Rowan University broke ground in early October on the region’s newest museum, a world-class destination that will explore the distant, local past around themes of a more sustainable future.
Designed with world-renowned architects and experience design firms, the $73 million, 44,000-square-foot Jean & Ric Edelman Fossil Park Museum was inspired by the deep-time perspective that the fossil record offers. Set into the 65-acre Fossil Park, the museum will perch above a four-acre former marl quarry where 66-million-year-old marine and terrestrial fossils record the last moments of the dinosaur world. The museum is projected to open in May 2023.
Research at the site, which Rowan purchased from the Inversand Company in 2015, is led by Dr. Kenneth Lacovara, founding dean of the School of Earth & Environment and director of the Jean & Ric Edelman Fossil Park. Already, that research is shedding light on ancient events that led to the world’s fifth mass extinction, a calamitous die-off in which most dinosaurs (except birds) and 75% of other species went extinct.
World-class museum
Within the museum’s exhibit halls, visitors will be transported back to a time when dinosaurs roamed the coast, and fearsome mosasaurs, giant sea turtles and crocodiles patrolled the sea. Lacovara said the museum will also provide opportunities for the exploration of contemporary times, in particular the rapidly worsening climate and biodiversity crises.

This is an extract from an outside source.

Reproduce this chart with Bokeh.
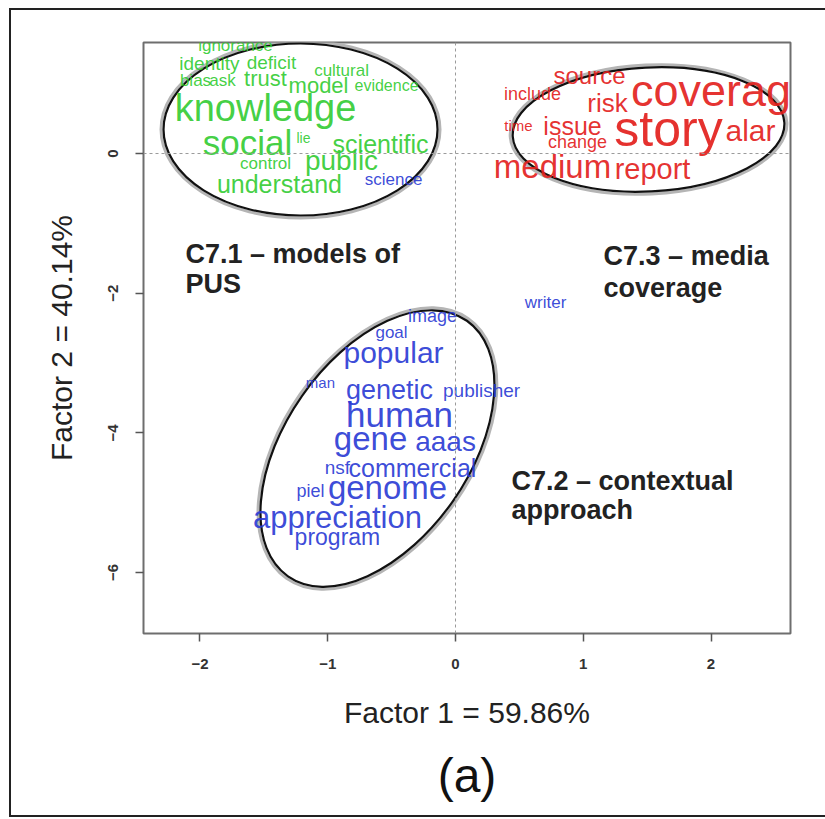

“We are building a museum like no other, on a fossil site of global importance that will connect visitors to the ancient past, to the thrill of discovery and to Rowan University,” Lacovara said before the groundbreaking.
Guests will be astounded, he said, from the moment they enter the lobby, where they’ll see “skeletal reconstructions of creatures that existed right here, 66 million years ago.”
Visitors will enter land and sea galleries of the Late Cretaceous worlds and wonder at the hyper-local focus, like a recreated Brontosaurus, the first discovered tyrannosaur, which was found just a mile from the Fossil Park site in 1866, and a 53-foot mosasaur, like one discovered at the site, “that swam through the seas, right where you are sitting.”
The Hall of Cretaceous Seas will feature a vast collection of marine recreations, including dozens by world-renowned paleo sculptor Gary Staab. While the Hall of Extinction & Hope will enable visitors to experience the demise of the dinosaurs, to immerse themselves in knowledge about the ongoing climate and biodiversity crises, and to explore a network of resources to take action about them.
Elsewhere, “Discovery Forest” will feature hands-on learning stations and “Critter Cove” will contain sea and land animals with genetic connections to the site during the Late Cretaceous era. There will also be a Fossil Research Workshop, a virtual reality chamber, Café, museum store, paleo-themed playground and nature trails.
Eco-friendly, zero emissions
Featuring geothermal, water-source heating and cooling systems and a photovoltaic solar field, the museum will be New Jersey’s largest public net-zero building. This means that 100% of the energy used by the museum will come from renewable on-site sources and/or green energy through New Jersey’s power grid. In addition, the surrounding grounds will restore plant and animal habitat and other landscape features.
Major gift boosts “citizen science” and local economy
Shortly after Rowan’s purchase of the Fossil Park site, alumni Ric & Jean Edelman gave $25 million to develop it as a unique research ecosystem that supports scientific, undergraduate and “citizen science” opportunities. Pre-pandemic, the park hosted thousands of visitors per year, from school kids on bus trips to business people and community leaders, all of whom are drawn to the prospect of finding genuine, Late Cretaceous-era, fossils.
Referring to herself, her husband and Lacovara, all three of whom are Rowan alumni, Jean Edelman said, “for three humble kids from (the former) Glassboro State College, it’s very hard to believe that, here we are, in this amazing spot with all of you… creating this amazing museum that’s going to be here for generations.”
While the couple’s extraordinary gift will finance more than a third of the museum’s construction, Ric Edelman said the most important aspect of the project is the educational impact it will have.
“The look back into the distant past is not merely for intellectual curiosity, it’s to remind us of who we are, where we have the potential to go and who we have the potential to become,” he said.
To date, just a few hundred square yards of the 65-acre site have been fully processed but they have yielded more than 50,000 cataloged marine and terrestrial fossils, from reptilian mosasaurs to sea turtles, sharks, boney fish, coral and clams.
An economic impact study conducted ahead of the museum’s construction predicted that an estimated 200,000 or more fossil hunters will visit the park and museum each year, producing more than $300 million in economic activity over a 10-year period.
“The impact this project will have on our region cannot be overstated,” said Rowan University President Ali A. Houshmand. “From educational and research opportunities to jobs and tourism, every dollar spent developing the fossil park and museum will return to the community many times over.”